CHICAGO - State Senator Andy Manar (D-Bunker Hill) was today named co-chair of the Governor’s Commission for Equitable Funding for Early Childhood Education and Care by Illinois Governor J.B Pritzker. The commission will make recommendations on how to fund equitable access to high-quality early childhood education and care services for all children birth to age 5.
“Governor Pritzker has demonstrated real commitment to early education, and I’m confident that the commission can find a data-driven early childhood education financing plan that meets that needs of families in every region of the state and enables every child to benefit from a high-quality preschool experience,” Manar said.
Manar, who engineered the state’s historic Evidence-Based Funding (EBF) reform for K-12 schools in 2017, has long advocated equitable funding for early childhood education programs.
The commission will build on the state’s record investment of $100 million in early childhood education in the fiscal year 2020 budget, which will provide pre-K to 14,000 children across Illinois.
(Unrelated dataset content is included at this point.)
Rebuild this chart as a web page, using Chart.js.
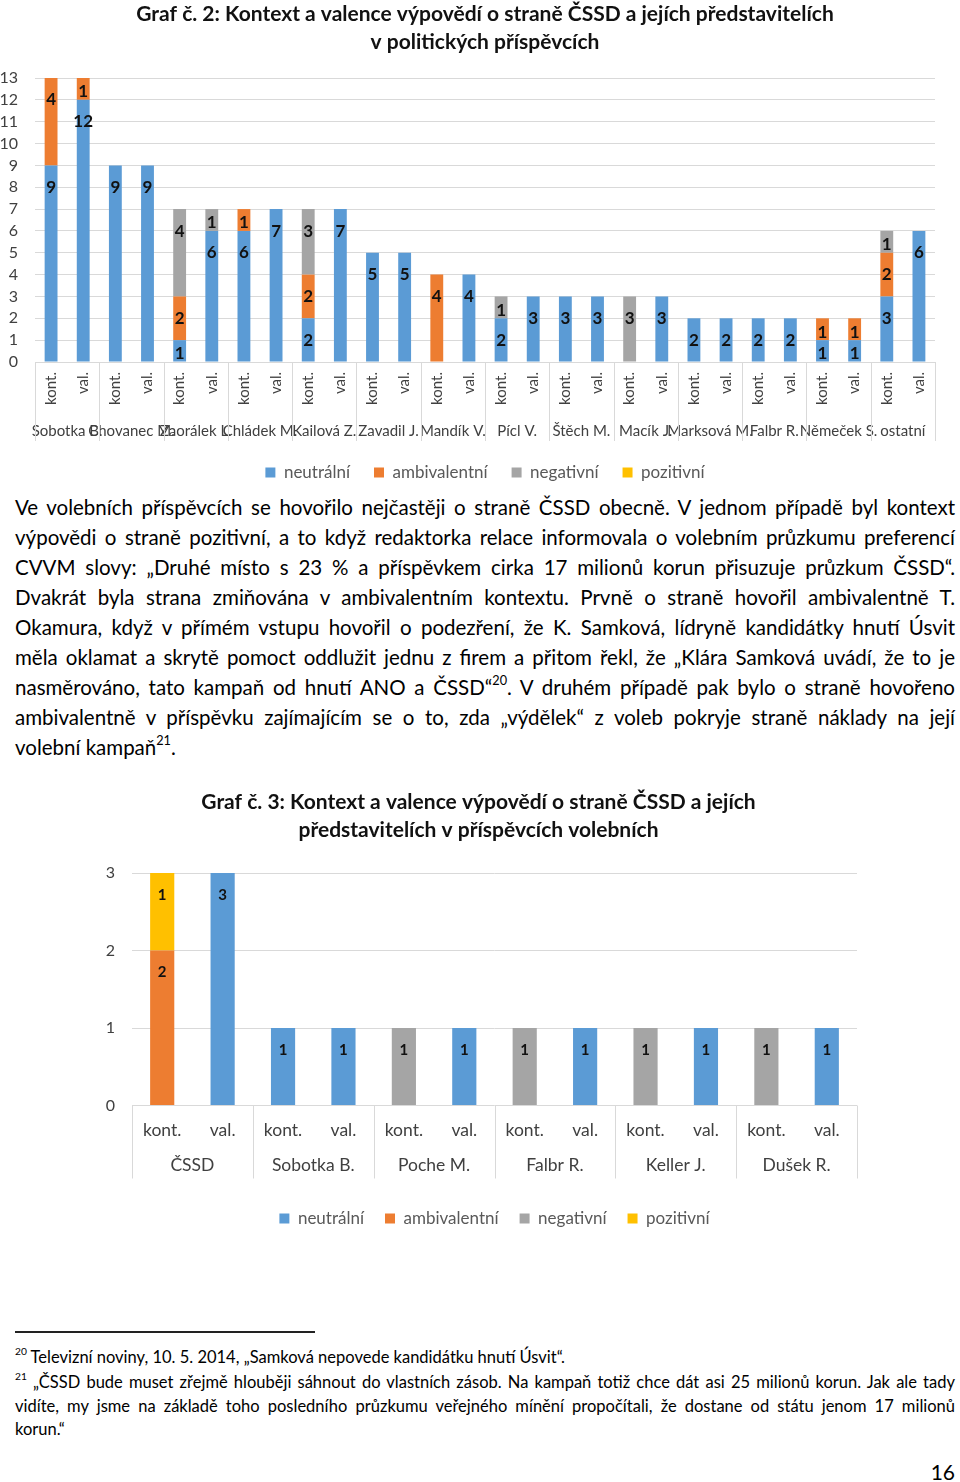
<!DOCTYPE html>
<html lang="cs">
<head>
<meta charset="utf-8">
<title>Graf č. 2 a 3</title>
<script src="https://cdn.jsdelivr.net/npm/chart.js@4.4.1/dist/chart.umd.min.js"></script>
<style>
  body { margin: 0; background: #fff; font-family: Lato, "Open Sans", sans-serif; color: #000; }
  #page { position: relative; width: 960px; height: 1482px; overflow: hidden; }
  .box { position: absolute; left: 0; width: 960px; }
  .para { position: absolute; left: 15px; width: 940px; font-size: 20.5px; line-height: 30px; top: 492px; }
  .para div, .fn div { text-align: justify; text-align-last: justify; }
  .para div.last, .fn div.last { text-align-last: left; }
  sup { font-size: 0.62em; line-height: 0; position: relative; top: -0.15em; }
  .rule { position: absolute; left: 15px; top: 1331px; width: 300px; height: 2px; background: #222; }
  .fn { position: absolute; left: 15px; width: 940px; font-size: 16.5px; line-height: 24px; }
  .pageno { position: absolute; right: 5px; top: 1459px; font-size: 21px; }
</style>
</head>
<body>
<div id="page">
  <div class="box" style="top:0;height:491px"><canvas id="graf2"></canvas></div>

  <div class="para">
    <div>Ve volebních příspěvcích se hovořilo nejčastěji o straně ČSSD obecně. V jednom případě byl kontext</div>
    <div>výpovědi o straně pozitivní, a to když redaktorka relace informovala o volebním průzkumu preferencí</div>
    <div>CVVM slovy: „Druhé místo s 23 % a příspěvkem cirka 17 milionů korun přisuzuje průzkum ČSSD“.</div>
    <div>Dvakrát byla strana zmiňována v ambivalentním kontextu. Prvně o straně hovořil ambivalentně T.</div>
    <div>Okamura, když v přímém vstupu hovořil o podezření, že K. Samková, lídryně kandidátky hnutí Úsvit</div>
    <div>měla oklamat a skrytě pomoct oddlužit jednu z firem a přitom řekl, že „Klára Samková uvádí, že to je</div>
    <div>nasměrováno, tato kampaň od hnutí ANO a ČSSD“<sup>20</sup>. V druhém případě pak bylo o straně hovořeno</div>
    <div>ambivalentně v příspěvku zajímajícím se o to, zda „výdělek“ z voleb pokryje straně náklady na její</div>
    <div class="last">volební kampaň<sup>21</sup>.</div>
  </div>

  <div class="box" style="top:785px;height:452px"><canvas id="graf3"></canvas></div>

  <div class="rule"></div>
  <div class="fn" style="top:1345px">
    <div class="last"><sup>20</sup> Televizní noviny, 10. 5. 2014, „Samková nepovede kandidátku hnutí Úsvit“.</div>
  </div>
  <div class="fn" style="top:1371px;line-height:23.5px">
    <div><sup>21</sup> „ČSSD bude muset zřejmě hlouběji sáhnout do vlastních zásob. Na kampaň totiž chce dát asi 25 milionů korun. Jak ale tady</div>
    <div>vidíte, my jsme na základě toho posledního průzkumu veřejného mínění propočítali, že dostane od státu jenom 17 milionů</div>
    <div class="last">korun.“</div>
  </div>
  <div class="pageno">16</div>
</div>

<script>
// Graf č. 2 - politické příspěvky
const groups2 = ['Sobotka B.', 'Chovanec M.', 'Zaorálek L.', 'Chládek M.', 'Kailová Z.', 'Zavadil J.', 'Mandík V.',
  'Pícl V.', 'Štěch M.', 'Macík J.', 'Marksová M.', 'Falbr R.', 'Němeček S.', 'ostatní'];
const kinds = ['kont.', 'val.'];
const neutral2 = [9, 12, 9, 9, 1, 6, 6, 7, 2, 7, 5, 5, 0, 4, 2, 3, 3, 3, 0, 3, 2, 2, 2, 2, 1, 1, 3, 6];
const ambivalent2 = [4, 1, 0, 0, 2, 0, 1, 0, 2, 0, 0, 0, 4, 0, 0, 0, 0, 0, 0, 0, 0, 0, 0, 0, 1, 1, 2, 0];
const negative2 = [0, 0, 0, 0, 4, 1, 0, 0, 3, 0, 0, 0, 0, 0, 1, 0, 0, 0, 3, 0, 0, 0, 0, 0, 0, 0, 1, 0];
const positive2 = [0, 0, 0, 0, 0, 0, 0, 0, 0, 0, 0, 0, 0, 0, 0, 0, 0, 0, 0, 0, 0, 0, 0, 0, 0, 0, 0, 0];
const ticks2 = [0, 1, 2, 3, 4, 5, 6, 7, 8, 9, 10, 11, 12, 13];

// Graf č. 3 - volební příspěvky
const groups3 = ['ČSSD', 'Sobotka B.', 'Poche M.', 'Falbr R.', 'Keller J.', 'Dušek R.'];
const neutral3 = [0, 3, 1, 1, 0, 1, 0, 1, 0, 1, 0, 1];
const ambivalent3 = [2, 0, 0, 0, 0, 0, 0, 0, 0, 0, 0, 0];
const negative3 = [0, 0, 0, 0, 1, 0, 1, 0, 1, 0, 1, 0];
const positive3 = [1, 0, 0, 0, 0, 0, 0, 0, 0, 0, 0, 0];
const ticks3 = [0, 1, 2, 3];

const seriesNames = ['neutrální', 'ambivalentní', 'negativní', 'pozitivní'];
const colors = ['#5B9BD5', '#ED7D31', '#A5A5A5', '#FFC000'];

Chart.defaults.font.family = "Lato, 'Open Sans', sans-serif";
Chart.defaults.color = '#404040';
Chart.defaults.animation = false;

// kont./val. pod každou skupinou
const barLabels = (groups) => groups.flatMap(() => kinds);

// čísla v segmentech sloupců
const valueLabels = {
  id: 'valueLabels',
  afterDatasetsDraw(chart, args, opts) {
    const ctx = chart.ctx;
    ctx.save();
    ctx.font = opts.font;
    ctx.fillStyle = '#111';
    ctx.textAlign = 'center';
    ctx.textBaseline = 'middle';
    chart.data.datasets.forEach((ds, i) => {
      chart.getDatasetMeta(i).data.forEach((bar, j) => {
        const v = ds.data[j];
        if (!v) return;
        const top = Math.min(bar.y, bar.base);
        const bottom = Math.max(bar.y, bar.base);
        const y = Math.min(top + opts.offset, bottom - opts.minGap);
        ctx.fillText(String(v), bar.x, y);
      });
    });
    ctx.restore();
  }
};

// svislé oddělovače skupin v oblasti popisků osy x
const groupLines = {
  id: 'groupLines',
  afterDraw(chart, args, opts) {
    const x2 = chart.scales.x2;
    const n = x2.getLabels().length;
    const slot = (x2.right - x2.left) / n;
    const ctx = chart.ctx;
    ctx.save();
    ctx.strokeStyle = '#D9D9D9';
    ctx.lineWidth = 1;
    for (let i = 0; i <= n; i++) {
      const x = Math.round(x2.left + i * slot) + 0.5;
      ctx.beginPath();
      ctx.moveTo(x, chart.chartArea.bottom);
      ctx.lineTo(x, chart.chartArea.bottom + opts.length);
      ctx.stroke();
    }
    ctx.restore();
  }
};

function makeDatasets(series) {
  return series.map((data, i) => ({
    label: seriesNames[i],
    data: data,
    backgroundColor: colors[i],
    barPercentage: 0.8,
    categoryPercentage: 0.5
  }));
}

function makeChart(id, cfg) {
  return new Chart(document.getElementById(id), {
    type: 'bar',
    data: {
      labels: barLabels(cfg.groups),
      datasets: makeDatasets(cfg.series)
    },
    options: {
      responsive: true,
      maintainAspectRatio: false,
      layout: { padding: cfg.padding },
      scales: {
        x: {
          stacked: true,
          grid: { display: false, drawTicks: false },
          border: { display: false },
          ticks: {
            autoSkip: false,
            minRotation: cfg.kindRotation,
            maxRotation: cfg.kindRotation,
            padding: cfg.kindPadding,
            font: { size: cfg.kindSize },
            color: '#404040'
          },
          afterFit: s => { s.height = cfg.kindHeight; }
        },
        x2: {
          type: 'category',
          labels: cfg.groups,
          offset: true,
          position: 'bottom',
          weight: 1,
          grid: { display: false, drawTicks: false },
          border: { display: false },
          ticks: {
            autoSkip: false,
            maxRotation: 0,
            minRotation: 0,
            padding: cfg.groupPadding,
            font: { size: cfg.groupSize },
            color: '#404040'
          },
          afterFit: s => { s.height = cfg.groupHeight; }
        },
        y: {
          stacked: true,
          min: 0,
          max: cfg.ticks[cfg.ticks.length - 1],
          grid: { color: '#D9D9D9', drawTicks: false },
          border: { display: false },
          afterBuildTicks: s => { s.ticks = cfg.ticks.map(v => ({ value: v })); },
          ticks: {
            autoSkip: false,
            padding: cfg.yPadding,
            font: { size: 16 },
            color: '#404040'
          },
          afterFit: s => { s.width = cfg.yWidth; }
        }
      },
      plugins: {
        title: {
          display: true,
          text: cfg.title,
          color: '#111',
          fullSize: cfg.titleFull,
          font: { size: 21, weight: 'bold', lineHeight: 28 / 21 },
          padding: cfg.titlePadding
        },
        legend: {
          position: 'bottom',
          fullSize: false,
          labels: {
            boxWidth: 10,
            boxHeight: 10,
            padding: cfg.legendPadding,
            color: '#595959',
            font: { size: 17 }
          }
        },
        tooltip: { enabled: false },
        valueLabels: cfg.valueLabels,
        groupLines: { length: cfg.lineLength }
      }
    },
    plugins: [valueLabels, groupLines]
  });
}

makeChart('graf2', {
  groups: groups2,
  series: [neutral2, ambivalent2, negative2, positive2],
  ticks: ticks2,
  title: ['Graf č. 2: Kontext a valence výpovědí o straně ČSSD a jejích představitelích', 'v politických příspěvcích'],
  titleFull: false,
  titlePadding: { top: 0, bottom: 22 },
  padding: { left: 0, right: 25, top: 0, bottom: 0 },
  kindRotation: 90,
  kindPadding: 10,
  kindSize: 15,
  kindHeight: 48,
  groupPadding: 12,
  groupSize: 15,
  groupHeight: 30,
  yPadding: 17,
  yWidth: 35,
  legendPadding: 24,
  lineLength: 79,
  valueLabels: { font: 'bold 17px Lato', offset: 22, minGap: 8 }
});

makeChart('graf3', {
  groups: groups3,
  series: [neutral3, ambivalent3, negative3, positive3],
  ticks: ticks3,
  title: ['Graf č. 3: Kontext a valence výpovědí o straně ČSSD a jejích', 'představitelích v příspěvcích volebních'],
  titleFull: true,
  titlePadding: { top: 3, bottom: 29 },
  padding: { left: 100, right: 103, top: 0, bottom: 0 },
  kindRotation: 0,
  kindPadding: 14.5,
  kindSize: 17.5,
  kindHeight: 36,
  groupPadding: 13.5,
  groupSize: 17.5,
  groupHeight: 47.5,
  yPadding: 17,
  yWidth: 32,
  legendPadding: 21,
  lineLength: 73,
  valueLabels: { font: 'bold 15px Lato', offset: 22, minGap: 8 }
});
</script>
</body>
</html>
Manar was a vocal critic of the Rauner administration’s decision last year to cut all pre-K funding for dozens of schools across Central and Southern Illinois with no warning and little explanation. The move, which forced some schools to suspend their pre-K programs indefinitely, is something Manar says should never happen again.
“Changes made by the previous administration left entire counties in downstate Illinois without a single state-funded pre-K program. We’ve done a good job reversing some of those harmful changes, but we still have work to do,” Manar said. “A primary goal of this commission is to correct a broken system and propose a new, fair funding formula just like we did for K-12.”
The 29-member commission – consisting of child care providers, advocates, educators and legislators – will be led by co-chairs State Senator Andy Manar, former State Representative Barbara Flynn Currie, Deputy Illinois Governor Jesse Ruiz, and former Illinois Early Learning Council member George Davis.